1952 book about public relations

Effective Public Relations is a book published in 1952 by University of Wisconsin professor Scott M. Cutlip and Allen H. Center. It was the first textbook in the field of public relations and introduced the "Seven Cs of communication".

== "Seven Cs of Communication"==
The "7 C's of Communication" is a much-quoted list, first provided by Cutlip and Center in 1952 in Effective Public Relations. The original list was a follows:

- Completeness
- Conciseness
- Consideration
- Concreteness
- Courtesy
- Clearness
- Correctness

Various versions of this list, often modified and unattributed, are listed in many business, communications, marketing and public relations books and courses.
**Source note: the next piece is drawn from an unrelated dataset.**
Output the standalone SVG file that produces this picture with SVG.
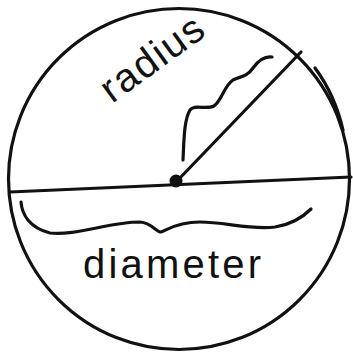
<svg xmlns="http://www.w3.org/2000/svg" width="353" height="356" viewBox="0 0 353 356">
<style>
.s{fill:none;stroke:#111;stroke-width:3.2;stroke-linecap:round;stroke-linejoin:round}
.t{font-family:"Liberation Sans",Arial,sans-serif;fill:#111;font-size:40px}
</style>
<rect width="353" height="356" fill="#fff"/>
<circle class="s" cx="179" cy="179" r="170.5"/>
<line class="s" x1="10" y1="192" x2="351" y2="177"/>
<line class="s" x1="178" y1="180" x2="301" y2="52"/>
<path class="s" d="M315,68 Q335,95 343,130"/>
<circle cx="176" cy="181" r="6.5" fill="#111"/>
<path class="s" d="M183,160 C184,140 184,120 190,110 C194,104 206,110 214,106 C222,100 224,86 233,80 C240,76 246,78 253,68 C258,61 264,56 272,57"/>
<path class="s" d="M21,202 C22,215 30,228 50,233 C75,236 110,222 140,222 C152,223 156,232 161,232 C166,231 175,222 200,222 C225,222 250,230 275,227 C295,224 306,214 311,209"/>
<text class="t" x="0" y="0" transform="translate(112,104) rotate(-36)" textLength="118" lengthAdjust="spacing">radius</text>
<text class="t" x="83" y="278" textLength="178" lengthAdjust="spacing">diameter</text>
</svg>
1. Credibility: Communication begins in a climate of belief. This climate is built by the performance of the sender who should reflect an earnest desire to serve the receiver. The receiver will then have high regard for the competency of the sender.
2. Context: An advertising/communications program must square with the realities of its environment. Your daily business activities must confirm, not contradict, the message.
3. Content: The message must have meaning and relevance for the receiver. Content determines the audience and vice versa.
4. Clarity: The message must be put in simple terms. Words used must have exactly the same meaning to the sender as they do to the receiver. Before communicating, organize your thoughts coherently. Construct a logical flow, ensuring that each point naturally leads to the next. Complex messages must be distilled into simpler terms, and the farther a message must travel, the simpler it should be.
5. Continuity and Consistency: Communication is an unending process. It requires repetition to achieve understanding. Repetition, with variation, contributes to learning both facts and attitudes.
6. Channels: Use established channels of communication—channels the receiver uses and respects. Creating new channels is difficult.
7. Capability of audience: Communication must take into account the capability of the audience. Communications are most effective when they require the least effort on the part of the recipient.

==Reception==
The book was reviewed by J.M. Rathmell in The Journal of Marketing in January 1953. In 1990, the Washington Post said, "if there is such a thing as the 10 commandments of business then the second was laid down by Scott M Cutlip and Allen H Center in Effective Public Relations".